From the Compositor's Desk
The Quiet Art of Rearrangement
A short field guide to anagrams — what they are, where they come from, how this little press goes about finding them, and how you might make better ones yourself.
What an Anagram Is
An anagram is a rearrangement: every letter of one word or phrase reused, in a different order, to produce another. Listen becomes silent. Astronomer becomes moon starer. The eyes, with a small flourish, becomes they see. The pleasure of a good anagram is not merely that the letters tally — they always do, by definition — but that the rearrangement says something. A great anagram feels less invented than uncovered, as though it had been hiding inside the source phrase all along, waiting for the right reader to notice.

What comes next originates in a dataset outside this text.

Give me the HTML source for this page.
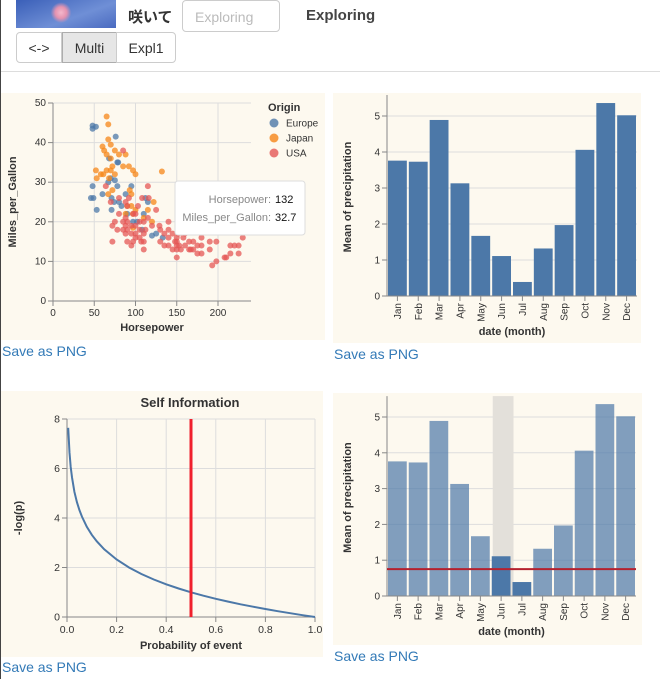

Not every reshuffle qualifies. Strict anagrams use each letter exactly once and leave nothing behind. Looser variants permit added or dropped letters, but purists insist that an anagram earns its name only when the inventory is perfectly preserved. This press follows the strict convention. If the letters in your input cannot be made to balance, no arrangement is offered.
A Brief History
The form is ancient. The Greek poet Lycophron, writing in the third century BCE, is sometimes credited with the earliest recorded anagrams — flattering rearrangements of the names of Ptolemy II and his queen. Kabbalistic and Talmudic scholars treated letter-permutation as a serious instrument for revealing hidden meaning in sacred text. Medieval Europeans, especially the French and Latinate scholars of the Renaissance, refined anagram-making into a courtly art. Louis XIII is said to have employed a Royal Anagrammatist, one Thomas Billon, whose entire job was the production of elegant rearrangements.
By the seventeenth century, the form had become a method of intellectual signature. Galileo announced his discovery of Saturn's rings as an anagram, partly to claim priority while keeping the finding provisional. Christiaan Huygens replied in kind. Scientific anagrams were, briefly, a kind of cryptographic patent system.
A great anagram feels less invented than uncovered — as though it had been hiding inside the source phrase, waiting to be noticed.
How This Press Works
Anagrammo treats your input as a multiset of letters — a tiny inventory. Every word in its dictionary is checked against that inventory: can this word be made from what remains? The press searches recursively, choosing a word, subtracting its letters, and asking the same question of the leftovers, until the inventory is empty. Each complete emptying is a valid arrangement.
Because many such arrangements are possible — sometimes hundreds of thousands — the press also scores them. A phrase that follows the shape of an English sentence earns rewards. Phrases that end on a dangling preposition or a stray conjunction lose points. Common words rank above rare ones; complete, lean constructions rank above ramshackle ones. The ordering you see is not alphabetical or random but a rough estimate of readability.
The grammar judgment is imperfect — it leans on a small natural-language library that occasionally mistakes a noun for a verb or a verb for an adjective. Take the rankings as a recommendation, not a verdict. The best arrangement may live on the second page.
Tips for Making Better Anagrams
- Start with names and short phrases. Personal names anagram beautifully because they tend to contain a balance of common letters. Long technical phrases often resist.
- Look for the awkward letters first. If your input contains a J, Q, X, or Z, the arrangement must somehow accommodate it. Finding the word that absorbs the rare letter usually shapes the rest.
- Read the second page, not just the first. The press favours grammatical phrases, but the most delightful anagram is often clever, not grammatical. They see from the eyes is famously not a complete sentence.
- Allow yourself a comma. An anagram is judged by its letters, not its punctuation. A well-placed comma or em-dash can turn a list of words into a phrase.
- Try the input both with and without spaces. Spaces are ignored anyway, but you may write the same letters differently and notice a structure you missed.
Famous Examples
Some anagrams have entered the language as small marvels. Dormitory rearranges to dirty room. The Morse code becomes here come dots. Eleven plus two, perhaps the most famous of all, makes twelve plus one — using the same letters and arriving at the same answer. Slot machines yields cash lost in 'em. A decimal point rearranges to I'm a dot in place. Each is the kind of result that, once seen, cannot be unseen.
The Victorian satirist Lewis Carroll, who delighted in linguistic puzzles, produced political anagrams as a parlour game. Vladimir Nabokov hid them inside his novels. The form survives today in cryptic crosswords, where the anagram is one of the puzzle-setter's most reliable instruments.
The Limits of the Form
Not every input has a beautiful answer. Some collections of letters — particularly those skewed toward consonants or containing several of the same rare letter — simply cannot be made to settle into English. The press will tell you so honestly. When that happens, the input is a kind of small literary problem: the letters are real, but the language won't accept them. This is not a failure of the search; it is a feature of the alphabet.
Conversely, very long or very common inputs can produce results in the millions. The press caps its findings at a quarter-million arrangements, which is more than any reader needs but few enough to rank and present. If yours is among the inputs that produce a torrent, accept the top few and move on.